As discussed in “Common law trade marks and passing off”, rights in trading names may arise under common law from using a name as a trade mark and rights may additionally be obtained by trade mark registration. This is important to understand, because many small business traders believe that registering their business name is sufficient protection, enabling them to have sole control and exclusive use of that name.
However, if another trader already has enforceable trade mark rights for a deceptively similar business name, a mere business name registration will not protect the new trader from possible liability for trade mark infringement (or other legal liability such as for misleading or deceptive conduct under the Competition and Consumer Act 2010 (Cth) or the tort of passing off). Nor will it prevent a third party from registering and using a similar name, as noted in the examples above.
When choosing a business name, avoid similarities to existing names. Having a distinctive name may help a business protect their name against infringement.
New traders are advised to check for any registered or unregistered (common law) trade marks when choosing a business name. Registered business names can be searched in ASIC’s registers at https://connectonline.asic.gov.au).

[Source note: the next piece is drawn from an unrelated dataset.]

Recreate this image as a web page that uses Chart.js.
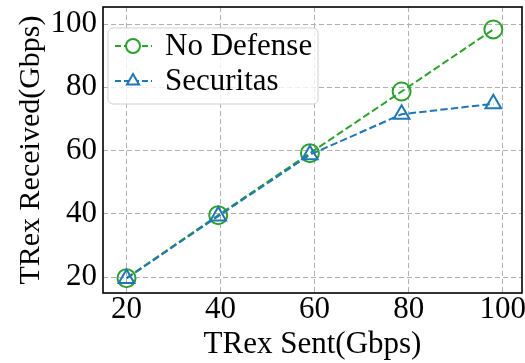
<!DOCTYPE html>
<html>
<head>
<meta charset="utf-8">
<script src="https://cdn.jsdelivr.net/npm/chart.js@4.4.0/dist/chart.umd.min.js"></script>
<style>
  html, body { margin: 0; padding: 0; background: #fff; }
  #grafica { display: block; }
</style>
</head>
<body>
<canvas id="grafica" width="525" height="363"></canvas>
<script>
// Datos
const enviado = [20, 39.5, 59, 78.5, 98];
const sinDefensa = [19.7, 39.6, 59.2, 78.7, 98.3];
const securitas = [19.6, 39.3, 58.7, 71.5, 74.8];
const ticksX = [20, 40, 60, 80, 100];
const ticksY = [20, 40, 60, 80, 100];
const nombres = ['No Defense', 'Securitas'];
const tituloX = 'TRex Sent(Gbps)';
const tituloY = 'TRex Received(Gbps)';

const VERDE = '#2ca02c';
const AZUL = '#1f77b4';
const FUENTE = '"Liberation Serif", "Times New Roman", serif';

const puntos = ys => enviado.map((x, i) => ({ x: x, y: ys[i] }));

// Marco negro y leyenda propia (línea discontinua + marcador)
const marcoYLeyenda = {
  id: 'marcoYLeyenda',
  afterDatasetsDraw(chart) {
    const { ctx, chartArea: a } = chart;
    ctx.save();
    ctx.strokeStyle = '#000';
    ctx.lineWidth = 1.6;
    ctx.strokeRect(a.left, a.top, a.right - a.left, a.bottom - a.top);

    // caja de la leyenda
    const bx = 108, by = 28, bw = 210, bh = 76, r = 5;
    ctx.beginPath();
    ctx.moveTo(bx + r, by);
    ctx.arcTo(bx + bw, by, bx + bw, by + bh, r);
    ctx.arcTo(bx + bw, by + bh, bx, by + bh, r);
    ctx.arcTo(bx, by + bh, bx, by, r);
    ctx.arcTo(bx, by, bx + bw, by, r);
    ctx.closePath();
    ctx.fillStyle = 'rgba(255,255,255,0.8)';
    ctx.fill();
    ctx.strokeStyle = '#d0d0d0';
    ctx.lineWidth = 1;
    ctx.stroke();

    chart.data.datasets.forEach((ds, i) => {
      const yy = 46 + i * 35;
      ctx.save();
      ctx.strokeStyle = ds.borderColor;
      ctx.lineWidth = 2;
      ctx.setLineDash([6, 3]);
      ctx.beginPath();
      ctx.moveTo(115, yy);
      ctx.lineTo(152, yy);
      ctx.stroke();
      ctx.setLineDash([]);
      ctx.fillStyle = '#fff';
      Chart.helpers.drawPoint(ctx, {
        pointStyle: ds.pointStyle, radius: 7, borderWidth: 2
      }, 133, yy);
      ctx.restore();
      ctx.fillStyle = '#000';
      ctx.font = '31px ' + FUENTE;
      ctx.textBaseline = 'middle';
      ctx.fillText(ds.label, 165, yy + 1);
    });
    ctx.restore();
  }
};

const serie = (label, datos, color, estilo, orden) => ({
  label: label,
  data: puntos(datos),
  order: orden,
  showLine: true,
  borderColor: color,
  backgroundColor: 'rgba(255,255,255,0)',
  borderWidth: 2,
  borderDash: [7.4, 3.2],
  pointStyle: estilo,
  pointRadius: 9,
  pointBorderWidth: 2,
  pointBackgroundColor: 'rgba(255,255,255,0)',
  pointBorderColor: color
});

new Chart(document.getElementById('grafica').getContext('2d'), {
  type: 'scatter',
  data: {
    datasets: [
      serie(nombres[0], sinDefensa, VERDE, 'circle', 2),
      serie(nombres[1], securitas, AZUL, 'triangle', 1)
    ]
  },
  options: {
    responsive: false,
    animation: false,
    layout: { autoPadding: false, padding: { top: 7, right: 3, left: 0, bottom: 0 } },
    plugins: {
      legend: { display: false },
      tooltip: { enabled: false }
    },
    scales: {
      x: {
        type: 'linear',
        min: 15,
        max: 104.1,
        afterBuildTicks: s => { s.ticks = ticksX.map(v => ({ value: v })); },
        afterFit: s => { s.height = 70; s.paddingLeft = 0; s.paddingRight = 0; },
        grid: { color: '#b0b0b0', lineWidth: 1, drawTicks: false },
        border: { display: false, dash: [5, 3] },
        ticks: { color: '#000', padding: -2, font: { family: FUENTE, size: 31 } },
        title: {
          display: true, text: tituloX, color: '#000',
          padding: { top: 0, bottom: 0 },
          font: { family: FUENTE, size: 31 }
        }
      },
      y: {
        type: 'linear',
        min: 15,
        max: 105.4,
        afterBuildTicks: s => { s.ticks = ticksY.map(v => ({ value: v })); },
        afterFit: s => { s.width = 103; s.paddingTop = 0; s.paddingBottom = 0; },
        grid: { color: '#b0b0b0', lineWidth: 1, drawTicks: false },
        border: { display: false, dash: [5, 3] },
        ticks: { color: '#000', padding: 6, font: { family: FUENTE, size: 31 } },
        title: {
          display: true, text: tituloY, color: '#000',
          padding: { top: 13, bottom: 0 },
          font: { family: FUENTE, size: 30 }
        }
      }
    }
  },
  plugins: [marcoYLeyenda]
});
</script>
</body>
</html>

Registering a domain name does not, in itself, protect the registrant from trade mark infringement liability (or liability for misleading or deceptive conduct, or passing off) if another trader already has registered the trade mark or has common law rights in the mark. It is important to check that another trader does not already control a domain name and that use of the proposed domain name does not infringe another trader’s registered trade mark or give rise to liability for misleading or deceptive conduct or passing off.